» Information supplied

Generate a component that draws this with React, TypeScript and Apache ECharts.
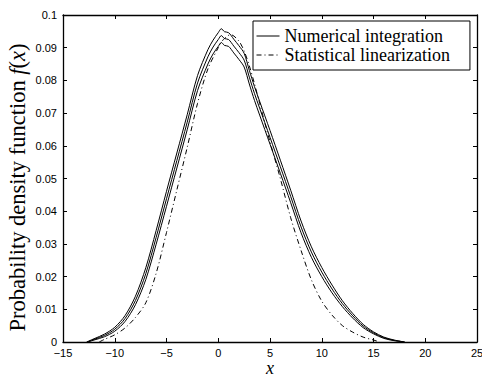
import React, { useEffect, useRef } from "react";
import * as echarts from "echarts";

// Numerical integration (three curves) sampled at these x values
const niX = [-12.7, -12.5, -12, -11, -10, -9, -8, -7, -6, -5, -4, -3, -2, -1, -0.5, 0, 0.3, 0.6, 1, 1.5, 2, 2.5, 3, 3.5, 4, 5, 6, 7, 8, 9, 10, 11, 12, 13, 14, 15, 16, 17, 18];
const niUpper = [0, 0.0003, 0.001, 0.0024, 0.0045, 0.0081, 0.014, 0.0227, 0.0341, 0.0461, 0.0578, 0.0695, 0.0815, 0.0894, 0.0923, 0.0946, 0.0958, 0.0949, 0.0946, 0.0926, 0.0906, 0.0883, 0.0831, 0.0781, 0.0736, 0.0647, 0.0556, 0.0464, 0.037, 0.0291, 0.0228, 0.0174, 0.0126, 0.0087, 0.0054, 0.0031, 0.0015, 0.0006, 0];
const niMiddle = [0, 0.0002, 0.0008, 0.002, 0.0039, 0.0072, 0.0127, 0.0209, 0.032, 0.0438, 0.0555, 0.0672, 0.0792, 0.0872, 0.0902, 0.0925, 0.0937, 0.0928, 0.0925, 0.0905, 0.0885, 0.0862, 0.081, 0.076, 0.0715, 0.0626, 0.0536, 0.0445, 0.0352, 0.0275, 0.0214, 0.0162, 0.0117, 0.008, 0.0049, 0.0028, 0.0013, 0.0005, 0];
const niLower = [0, 0.0001, 0.0006, 0.0016, 0.0033, 0.0063, 0.0114, 0.0191, 0.0299, 0.0415, 0.0532, 0.0649, 0.0769, 0.085, 0.0881, 0.0904, 0.0916, 0.0907, 0.0904, 0.0884, 0.0864, 0.0841, 0.0789, 0.0739, 0.0694, 0.0605, 0.0516, 0.0426, 0.0334, 0.0259, 0.02, 0.015, 0.0108, 0.0073, 0.0044, 0.0025, 0.0011, 0.0004, 0];

// Statistical linearization
const slX = [-11.5, -11, -10, -9, -8, -7, -6, -5, -4, -3, -2, -1, 0, 0.5, 1.2, 2, 2.5, 3, 3.5, 4, 4.5, 5, 6, 7, 8, 9, 10, 11, 12, 13, 14, 15, 15.6];
const slY = [0, 0.0008, 0.0022, 0.0043, 0.0075, 0.012, 0.021, 0.0335, 0.0465, 0.0595, 0.073, 0.0835, 0.09, 0.0925, 0.094, 0.092, 0.089, 0.0845, 0.079, 0.073, 0.067, 0.0612, 0.05, 0.038, 0.028, 0.019, 0.0125, 0.0082, 0.005, 0.003, 0.0015, 0.0006, 0];

const legendNames = ["Numerical integration", "Statistical linearization"];
const xMin = -15, xMax = 25, xStep = 5;
const yMin = 0, yMax = 0.1, yStep = 0.01;

const pairs = (xs: number[], ys: number[]) => xs.map((x, i) => [x, ys[i]]);

export default function App() {
  const ref = useRef<HTMLDivElement>(null);
  useEffect(() => {
    if (!ref.current) return;
    const chart = echarts.init(ref.current, null, { renderer: "svg" });
    const tickFont = { fontFamily: "Liberation Sans", fontSize: 11, color: "#000" };
    const axisLine = { show: true, onZero: false, lineStyle: { color: "#000", width: 1.3 } };
    const tick = { show: true, inside: true, length: 4, lineStyle: { color: "#000", width: 1 } };
    const niLine = { color: "#000", width: 1, type: "solid" as const };
    chart.setOption({
      animation: false,
      backgroundColor: "#fff",
      grid: { left: 63, right: 5, top: 15, bottom: 36, show: false, containLabel: false, outerBoundsMode: "none" },
      legend: {
        data: legendNames,
        orient: "vertical",
        left: 253,
        top: 21,
        backgroundColor: "#fff",
        borderColor: "#000",
        borderWidth: 1,
        borderRadius: 0,
        padding: [6, 20, 6, 3],
        itemGap: 1,
        itemWidth: 23,
        itemHeight: 16,
        itemStyle: { opacity: 0 },
        lineStyle: { width: 1 },
        textStyle: { fontFamily: "Liberation Serif", fontSize: 18, lineHeight: 16, color: "#000" },
        selectedMode: false,
      },
      xAxis: [
        {
          type: "value", min: xMin, max: xMax, interval: xStep,
          axisLine, axisTick: tick, splitLine: { show: false },
          axisLabel: { ...tickFont, margin: 5, lineHeight: 12, formatter: (v: number) => String(v).replace("-", "\u2212") },
          name: "x", nameLocation: "middle", nameGap: 17, nameMoveOverlap: false,
          nameTextStyle: { fontFamily: "Liberation Serif", fontStyle: "italic", fontSize: 18, lineHeight: 18, color: "#000" },
        },
        {
          type: "value", position: "top", min: xMin, max: xMax, interval: xStep,
          axisLine, axisTick: tick, axisLabel: { show: false }, splitLine: { show: false },
        },
      ],
      yAxis: [
        {
          type: "value", min: yMin, max: yMax, interval: yStep,
          axisLine, axisTick: tick, splitLine: { show: false },
          axisLabel: { ...tickFont, margin: 6 },
          name: "{n|Probability density function }{i|f}{n|(}{i|x}{n|)}{s|}",
          nameLocation: "middle", nameGap: 34, nameRotate: 90, nameMoveOverlap: false,
          nameTextStyle: {
            color: "#000",
            rich: {
              n: { fontFamily: "Liberation Serif", fontSize: 22.5, color: "#000" },
              i: { fontFamily: "Liberation Serif", fontSize: 22.5, fontStyle: "italic", color: "#000" },
              s: { width: 18, fontSize: 22.5 },
            },
          },
        },
        {
          type: "value", position: "right", min: yMin, max: yMax, interval: yStep,
          axisLine, axisTick: tick, axisLabel: { show: false }, splitLine: { show: false },
        },
      ],
      series: [
        { name: legendNames[0], type: "line", data: pairs(niX, niUpper), symbol: "none", smooth: 0.3, lineStyle: niLine, itemStyle: { color: "#000" } },
        { name: legendNames[0], type: "line", data: pairs(niX, niMiddle), symbol: "none", smooth: 0.3, lineStyle: niLine, itemStyle: { color: "#000" } },
        { name: legendNames[0], type: "line", data: pairs(niX, niLower), symbol: "none", smooth: 0.3, lineStyle: niLine, itemStyle: { color: "#000" } },
        {
          name: legendNames[1], type: "line", data: pairs(slX, slY), symbol: "none", smooth: 0.3,
          lineStyle: { color: "#000", width: 1, type: [5, 3, 1, 3] }, itemStyle: { color: "#000" },
        },
      ],
    });
    return () => chart.dispose();
  }, []);
  return <div ref={ref} style={{ position: "absolute", left: 0, top: 0, width: 482, height: 378 }} />;
}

» Exercise
Please take the lines from the beginning of the data above through the line holding "import * as" and transcribe them exactly, without any pictures.

» Expected answer
Generate a component that draws this with React, TypeScript and Apache ECharts.
import React, { useEffect, useRef } from "react";
import * as echarts from "echarts";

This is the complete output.